Dopo due anni di assenza, i Pussycats Power escono con il loro terzo lavoro.
Si sono appena spenti (o forse no?) gli echi di Emirates for single shot, un disco epocale, un lavoro immenso e germinale che ha aperto le porte della percezione a una generazione di epigoni: chiedere ai Soul Mecha o al Pete Orango di Niet, please.
Due anni di assenza, dicevamo. Ma due anni spesi bene. Le chitarre di Salmadian Carter si sono risciacquate nell'Acheronte di un disco solista (Stars & Discipline) praticamente perfetto. Il basso di Emilio Munari ha cavalcato con i Mood for Jerusalem, testimonianza ne è il bel live tratto dalla tournée in Polonia e Ukraina. Il batterista-cantante dei Pussycat Power, Jerry-Lee Franza, ha suonato sotto le bombe e dentro le cantine di oscuri porti francesi, in cambio di un anonimato e di un set di pentole di rame di fine Ottocento. Ma mettiamo su il vinile e lasciamo partire questo Woman in mushroom sauce, che già dalla copertina promette cocktail lisergici e frammenti di rock da consegnare all'eternità. Geniale la foto: una donna nuda che si imbarazza di fronte allo spettacolo disturbante di una divisa insanguinata, ricoperta di funghi. Sullo sfondo, una foresta primeva.
Il primo pezzo è quello che dà il titolo all'album. Una marcetta decadente, cadenzata da una chitarra accordata in Re e da un basso profondo come un colpo di cannone in una chiesa. La batteria non dà tregua e salmodia il ritmo di un'autentica esecuzione. I brividi sulla schiena ci fanno capire che non siamo in paradiso, e che non ci finiremo mai.
Attacca la ballata semi-acustica On the tongue again e la neve si scioglie nei cuori e nei bicchieri. "Lei non c'è, perché non c'è mai stata. Al suo posto, tupperware pieni d'insalata" è la frase che voremmo aver scritto noi, poveri cronisti dell'altrui talento.

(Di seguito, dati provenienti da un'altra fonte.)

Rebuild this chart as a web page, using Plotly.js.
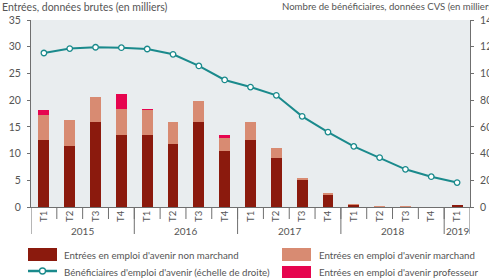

Poi tocca alla polka ruvida di Cent Sentinel, storia di un soldato (il padrone della divisa fungo-dotata?) che sceglie di uccidere un inoffensivo maiale per non essere costretto a sparare al suo nemico. Qui tornano gli arpeggi dissonanti del loro primo disco, Overminus in minor, che la critica salutò con aggettivi freddini e definizioni costrittive. Si parlò di buoni segnali e di seminalità dispersiva. Tutto qui, ci credete?
Il quarto pezzo è Storia della Musica, così, in italiano. E mai titolo fu più azzeccato. Del resto, Franza e Munari si sono incontrati al Dams e vanno ancora a pesca nelle valli di Comacchio. Storia della Musica, dicevamo. Chopin che incontra il Maleriancic di Post Prandium, con la voce di Franza che diventa un ponte tra l'uomo e il suo dopplegang taumaturgo.
Il quinto e ultimo brano - un po' breve la fatica dei Nostri, ma per una durata complessiva più che soddisfacente - è Morphine for no pain, ghirigoro sonoro baciato dalla grazia, con un a solo di chitarra che prende in prestito dinamiche da violoncello e l'agilità melliflua di un grande flauto traverso.
Concludendo. È un disco aperto, questo Woman in mushroom sauce. Come la vita. Come l'orizzonte. Ma si tratta di una vita malata, con le radici ben dentro il marcio di una palude decomposta. E l'orizzonte è un lusso che non ci possiamo permettere, almeno finché i nostri occhi saranno rivolti verso l'interno. Almeno finchè non smetteremo di sentire e non cominceremo, invece, ad ascoltare.